Over the past two years, California’s economic recovery from the COVID-19 recession has been surprisingly swift. Though jobs have yet to recover fully in some of the hardest-hit sectors, total employment has recovered faster than in previous recessions. The accelerating demand for workers, along with an historically high quit rate (aka the Great Resignation), has contributed to strong wage growth in many sectors and is drawing more workers back to the labor force. While this is good news in the short term, today’s workforce pressures and needs reflect ongoing challenges that California must address to foster long-term economic mobility and growth.
Tight labor market conditions—characterized by a high quit rate but also a growing labor force—indicate greater economic opportunity for workers in the labor market. Some even suggest calling this time the “Great Reshuffling” as workers seek out and find better jobs, rather than exit the labor force altogether. Wages have increased the most in low-wage sectors; for example, in the leisure and hospitality sector, wages are up 18% compared to February 2020. National evidence shows quitting is also concentrated in these sectors.
While job changes may provide wage growth for workers in the near term, long-term upward mobility may be limited if workers cannot switch to higher-wage sectors. Workers who switch jobs often stay in the same sector—and data from the pandemic does not suggest marked changes in this pattern, even with lots of quitting and reshuffling.
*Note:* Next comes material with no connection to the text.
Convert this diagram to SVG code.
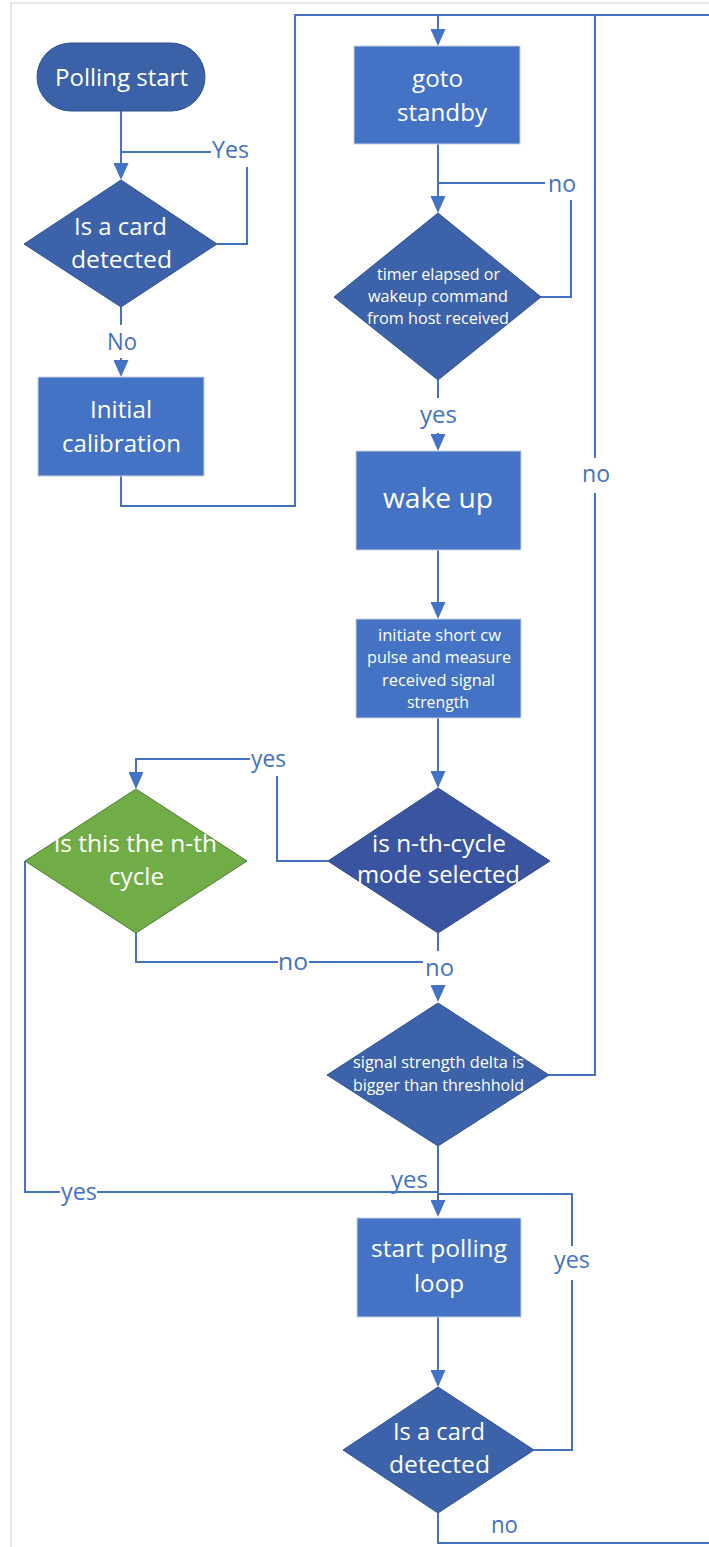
<svg xmlns="http://www.w3.org/2000/svg" width="709" height="1547" viewBox="0 0 709 1547">
<style>
  .bg{fill:#ffffff}
  .page{fill:none;stroke:#dedede;stroke-width:1.5}
  .con{fill:none;stroke:#4472c4;stroke-width:2}
  .arr{fill:none;stroke:#4472c4;stroke-width:2;marker-end:url(#ah)}
  .proc{fill:#4472c4;stroke:#c9d1e0;stroke-width:1}
  .term{fill:#3b61a9;stroke:#2f528f;stroke-width:1}
  .dec{fill:#3c62a9;stroke:#2f528f;stroke-width:1}
  .dec2{fill:#3a55a0;stroke:#2f4a8a;stroke-width:1}
  .green{fill:#70ad47;stroke:#4e7d31;stroke-width:1}
  .t{font-family:"Open Sans","Liberation Sans",sans-serif;fill:#ffffff;text-anchor:middle;font-size:24px}
  .ts{font-family:"Open Sans","Liberation Sans",sans-serif;fill:#ffffff;text-anchor:middle;font-size:16px}
  .tb{font-family:"Open Sans","Liberation Sans",sans-serif;fill:#ffffff;text-anchor:middle;font-size:28px}
  .lbl{font-family:"Open Sans","Liberation Sans",sans-serif;fill:#4472c4;text-anchor:middle;font-size:23px}
</style>
<defs>
  <marker id="ah" viewBox="0 0 17 15" markerWidth="17" markerHeight="15" refX="15" refY="7.5" orient="auto" markerUnits="userSpaceOnUse">
    <path d="M0,0 L17,7.5 L0,15 Z" fill="#4472c4"/>
  </marker>
</defs>
<rect class="bg" x="0" y="0" width="709" height="1547"/>
<path class="page" d="M11,1547 V3 H709"/>

<g id="connectors">
  <path class="arr" d="M121,111 V178"/>
  <path class="con" d="M217,244 H247 V167"/>
  <path class="con" d="M211,152 H121"/>
  <path class="con" d="M121,307 V325"/>
  <path class="arr" d="M121,358 V375"/>
  <path class="arr" d="M121,476 V506 H295 V15 H438 V44"/>
  <path class="con" d="M438,15 H709"/>
  <path class="arr" d="M438,144 V211"/>
  <path class="con" d="M541,297 H571 V200"/>
  <path class="con" d="M545,183 H438"/>
  <path class="con" d="M438,380 V398"/>
  <path class="arr" d="M438,433 V449"/>
  <path class="arr" d="M438,550 V617"/>
  <path class="arr" d="M438,718 V786"/>
  <path class="con" d="M328,861 H277 V776"/>
  <path class="arr" d="M250,759 H136 V787"/>
  <path class="con" d="M438,933 V951"/>
  <path class="arr" d="M438,986 V1000"/>
  <path class="con" d="M136,933 V962 H278"/>
  <path class="con" d="M309,962 H423"/>
  <path class="con" d="M549,1075 H595 V493"/>
  <path class="con" d="M595,458 V15"/>
  <path class="arr" d="M438,1146 V1215"/>
  <path class="con" d="M25,861 V1192 H60"/>
  <path class="con" d="M97,1192 H438"/>
  <path class="con" d="M534,1450 H572 V1280"/>
  <path class="con" d="M572,1246 V1194 H438"/>
  <path class="arr" d="M438,1317 V1385"/>
  <path class="con" d="M438,1513 V1543 H709"/>
  <g id="labels">
    <text class="lbl" x="230.5" y="158" textLength="37" lengthAdjust="spacingAndGlyphs">Yes</text>
    <text class="lbl" x="122" y="350" textLength="30" lengthAdjust="spacingAndGlyphs">No</text>
    <text class="lbl" x="562" y="192" textLength="28" lengthAdjust="spacingAndGlyphs">no</text>
    <text class="lbl" x="438.5" y="423" textLength="37" lengthAdjust="spacingAndGlyphs">yes</text>
    <text class="lbl" x="596" y="482" textLength="28" lengthAdjust="spacingAndGlyphs">no</text>
    <text class="lbl" x="268.5" y="767" textLength="35" lengthAdjust="spacingAndGlyphs">yes</text>
    <text class="lbl" x="293" y="970" textLength="30" lengthAdjust="spacingAndGlyphs">no</text>
    <text class="lbl" x="439.5" y="976" textLength="29" lengthAdjust="spacingAndGlyphs">no</text>
    <text class="lbl" x="409.5" y="1188" textLength="37" lengthAdjust="spacingAndGlyphs">yes</text>
    <text class="lbl" x="79" y="1200" textLength="36" lengthAdjust="spacingAndGlyphs">yes</text>
    <text class="lbl" x="572" y="1268" textLength="36" lengthAdjust="spacingAndGlyphs">yes</text>
    <text class="lbl" x="504.5" y="1533" textLength="27" lengthAdjust="spacingAndGlyphs">no</text>
  </g>
</g>

<g id="polling-start">
  <rect class="term" x="37" y="43" width="168" height="68" rx="34"/>
  <text class="t" x="121.5" y="86" textLength="133" lengthAdjust="spacingAndGlyphs">Polling start</text>
</g>
<g id="card-detected-1">
  <polygon class="dec" points="121,180 217,244 121,307 24,244"/>
  <text class="t" x="120.5" y="235" textLength="93" lengthAdjust="spacingAndGlyphs">Is a card</text>
  <text class="t" x="121.5" y="268" textLength="101" lengthAdjust="spacingAndGlyphs">detected</text>
</g>
<g id="initial-calibration">
  <rect class="proc" x="38" y="377" width="166" height="99"/>
  <text class="t" x="121" y="418" textLength="62" lengthAdjust="spacingAndGlyphs">Initial</text>
  <text class="t" x="121.5" y="452" textLength="119" lengthAdjust="spacingAndGlyphs">calibration</text>
</g>
<g id="goto-standby">
  <rect class="proc" x="354" y="46" width="166" height="98"/>
  <text class="t" x="437.5" y="87" textLength="51" lengthAdjust="spacingAndGlyphs">goto</text>
  <text class="t" x="442" y="121" textLength="90" lengthAdjust="spacingAndGlyphs">standby</text>
</g>
<g id="timer-elapsed">
  <polygon class="dec" points="438,213 541,297 438,380 334,297"/>
  <text class="ts" x="438.5" y="280" textLength="123" lengthAdjust="spacingAndGlyphs">timer elapsed or</text>
  <text class="ts" x="438" y="302" textLength="140" lengthAdjust="spacingAndGlyphs">wakeup command</text>
  <text class="ts" x="438" y="324" textLength="142" lengthAdjust="spacingAndGlyphs">from host received</text>
</g>
<g id="wake-up">
  <rect class="proc" x="356" y="451" width="165" height="99"/>
  <text class="tb" x="438" y="508" textLength="110" lengthAdjust="spacingAndGlyphs">wake up</text>
</g>
<g id="initiate-pulse">
  <rect class="proc" x="356" y="619" width="165" height="99"/>
  <text class="ts" x="439.5" y="641" textLength="123" lengthAdjust="spacingAndGlyphs">initiate short cw</text>
  <text class="ts" x="439" y="663" textLength="144" lengthAdjust="spacingAndGlyphs">pulse and measure</text>
  <text class="ts" x="438.5" y="686" textLength="113" lengthAdjust="spacingAndGlyphs">received signal</text>
  <text class="ts" x="438" y="708" textLength="62" lengthAdjust="spacingAndGlyphs">strength</text>
</g>
<g id="nth-cycle">
  <polygon class="green" points="136,789 247,861 136,933 25,861"/>
  <text class="t" x="135.5" y="852" textLength="163" lengthAdjust="spacingAndGlyphs">is this the n-th</text>
  <text class="t" x="136.5" y="885" textLength="55" lengthAdjust="spacingAndGlyphs">cycle</text>
</g>
<g id="nth-mode">
  <polygon class="dec2" points="438,788 550,861 438,933 328,861"/>
  <text class="t" x="439" y="852" textLength="134" lengthAdjust="spacingAndGlyphs">is n-th-cycle</text>
  <text class="t" x="438.5" y="883" textLength="163" lengthAdjust="spacingAndGlyphs">mode selected</text>
</g>
<g id="signal-delta">
  <polygon class="dec" points="438,1003 549,1075 438,1146 327,1075"/>
  <text class="ts" x="438.5" y="1068" textLength="171" lengthAdjust="spacingAndGlyphs">signal strength delta is</text>
  <text class="ts" x="438.5" y="1091" textLength="171" lengthAdjust="spacingAndGlyphs">bigger than threshhold</text>
</g>
<g id="start-polling-loop">
  <rect class="proc" x="357" y="1218" width="164" height="99"/>
  <text class="t" x="439" y="1257" textLength="136" lengthAdjust="spacingAndGlyphs">start polling</text>
  <text class="t" x="439" y="1292" textLength="50" lengthAdjust="spacingAndGlyphs">loop</text>
</g>
<g id="card-detected-2">
  <polygon class="dec" points="438,1387 534,1450 438,1513 343,1450"/>
  <text class="t" x="439" y="1440" textLength="92" lengthAdjust="spacingAndGlyphs">Is a card</text>
  <text class="t" x="439.5" y="1473" textLength="101" lengthAdjust="spacingAndGlyphs">detected</text>
</g>
</svg>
Over half of job changes to the accommodation and food service sector were workers from the same sector, both pre-pandemic and in 2021. At least half of job changes in health care, construction, and agriculture also come from workers within the same sector.
At the same time, increased labor market opportunities may be bringing Californians (back) into the labor force. After falling to 60%—a 40-year low—in early 2020, labor force participation is up notably, reaching 61.8% in March 2022. This is still below pre-pandemic participation levels and reflects a shortfall of about 400,000 Californians participating in the workforce (not accounting for population growth). Though labor force participation has increased quickly, the continued lower levels are likely still contributing to tightness in the labor market: this puts upward pressure on wages but makes it more difficult for firms to attract and retain workers. California’s labor force participation is typically a bit lower than in the US overall, which remains true today, though recent increases have been a bit more rapid here.
Demographic factors—especially the age of the population—also contribute to trends in labor force participation. Compared to prime working-age Californians (ages 25–54), older and younger Californians typically participate in the workforce at lower rates, and during the pandemic, both groups dropped out of the labor force at higher rates. Labor force participation among older and younger workers still lags, though national evidence suggests the pace of older workers coming out of retirement is picking up, potentially influenced by strong wage opportunities.
Labor force participation has fully recovered for those of prime working age, but there are some notable patterns:
- Gender: Women’s labor force participation initially fell more than men’s— by 7% in the early pandemic period (end of 2019 to mid-2020)—but is now 1.5% above pre-pandemic levels.
- Race: In early 2020, African Americans experienced the largest labor force drop across racial/ethnic groups, and their labor force participation remains nearly 3% lower than pre-pandemic. While participation fell the least for white individuals, their rate lags behind pre-pandemic levels by nearly 2%. Conversely, participation is now higher for Asian and Latino individuals compared to before the pandemic.
- Education: Initial labor force drops were lowest for college-educated workers. However, by 2022, the recovery shows an inconsistent pattern: labor force participation now exceeds pre-pandemic levels for those with a college degree and those with at most a high school diploma, but participation still lags for those with some college and those without a high school diploma.
For now, strong wage growth appears to be contributing to increases in labor force participation. But over time, worker reshuffling will likely recede, and wage pressure due to inflation may also recede if the Federal Reserve’s inflation controls are effective. In the long term, supporting labor force participation and boosting productivity are key for the state’s economy, especially given slowed population growth and an aging population.
The policies needed to achieve these goals are wide-ranging. Improving child and dependent care as well as family leave would foster parents’ labor force participation, while health insurance and broad access to care support Californians’ ability to work. Meanwhile, education and training allow workers to take advantage of opportunities within or across sectors; the decline in college enrollment today may mean young Californians are opting for short-term wage gains to meet economic needs, but in the long term their economic mobility and our workforce benefit from increased educational attainment.
The pandemic highlighted how interconnected the economy is with our home lives and our health care and educational systems. A strong workforce for California will depend on strengthening supports in each of these areas as we move beyond the pandemic.